Why SNAP benefits could be going digital

Online food stamps could help thousands of Americans access healthy and affordable food, even if they live in areas with limited shopping options. 

Rich Pedroncelli/AP/File
This 2010 photo shows a sign announcing the acceptance of electronic Benefit Transfer cards at a farmers market in Roseville, Calif. Allowing SNAP participants to order food online would aid those unable to leave the house or who live in areas far from grocery stores.

Online shopping has long been a boon for most Americans, whether they hate the scrutinizing stares of fellow shoppers, the chaos of big stores, or simply can't get out the door. Soon, modifications to the federal food stamp program, SNAP, might make the benefits of online shopping available to some who could need it most: the many recipients who live in areas where there are fewer healthy grocery stores, known as "food deserts." 

On Thursday, the Department of Agriculture began asking for companies to join a pilot project to allow SNAP recipients to purchase their groceries online. If successful after a two-year pilot period, the program may be expanded. 

"We have an opportunity to be putting pressure on making sure that food stamps are a 21st century program," Gunnar Lovelace, a cofounder of the online healthy grocery store Thrive Market, told CNNMoney.

Thrive Market is just one of many healthy online food retailers that launched a petition this summer to allow SNAP beneficiaries to use their food stamps online. Other signers include meal kit service Blue Apron and meal replacement company Soylent. In total, more than 310,000 people signed the petition.

It is not yet clear whether Thrive Market will be one of the online retailers included in the pilot program, which is slated to begin next summer. 

"We haven't run the campaign to make the USDA look bad, our goal is to be long-term partners in innovating," said Mr. Lovelace.

The proposal has also gotten support from legislators, as well, The Chicago Tribune reports.
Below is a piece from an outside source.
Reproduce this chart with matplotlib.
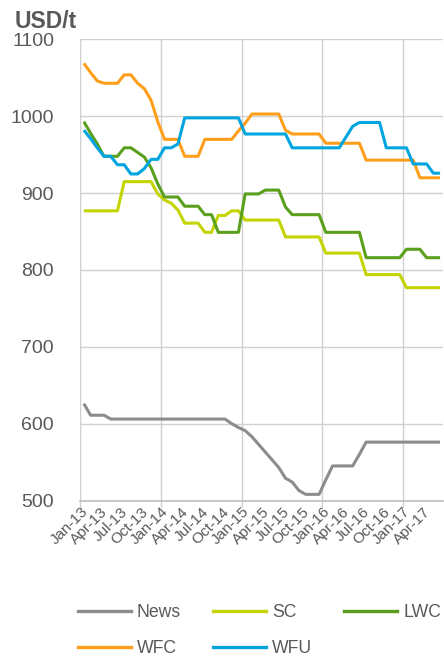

This week, Sen. Cory Booker (D) of New Jersey and California Representative Barbara Lee (D) wrote to Tom Vilsack, the Secretary of Agriculture, in support of speeding up the implementation of the pilot program.

"It would help us move toward a hunger-free and more nutritious America," they wrote. "Unfortunately, many of our governmental policies and programs have not kept pace with the dramatic improvement in healthy food access that technology offers."

The pilot program is expected to involve a handful of online retailers in up to three states.

Government officials expect the program to primarily benefit the disabled, the elderly, and others who have a difficult time leaving home. It could also help those who have little access to healthy food options. SNAP benefits will not include fees for delivery, however, limiting how many recipients might use an online program. 

Although most food stamps are redeemed at grocery stores, many people in poorer neighborhoods have limited options when it comes to purchasing food. In 2012, for example, food equity researcher Mari Gallagher (who coined the term "food desert") found that in the Pullman and Roseland communities near Chicago, 85 to 87 percent of SNAP authorized food sellers did not provide enough nutritional variety in their food offerings, according to The Chicago Tribune. 

The USDA is currently in the process of modifying the authorization requirements for retailers that accept SNAP benefits, attempting to promote ensure that more healthy food choices are available. However, the proposed rules might actually have the opposite effect, some critics say. 

The 2014 Farm Bill increased the number of items that stores would be required to have in stock to qualify to accept SNAP: up from three items in each of the USDA's four staple food categories, to seven each. A more recent proposed change, however, would mean that stores would have to offer a total of 168 different items to qualify as a SNAP-authorized vendor, making it nearly impossible for many smaller stores to qualify, such as convenient stores, and thereby making SNAP benefits even harder to redeem in inner city neighborhoods.

Modernizing the SNAP benefit program to include online shopping might help fix that problem. 

Regardless, some public health advocates are enthused about SNAP's pilot project. 

"Many families of all economic levels are busy and don't have time to shop. This helps bring SNAP recipients more into the mainstream.... We're very excited about it," Ms. Gallagher told The Chicago Tribune.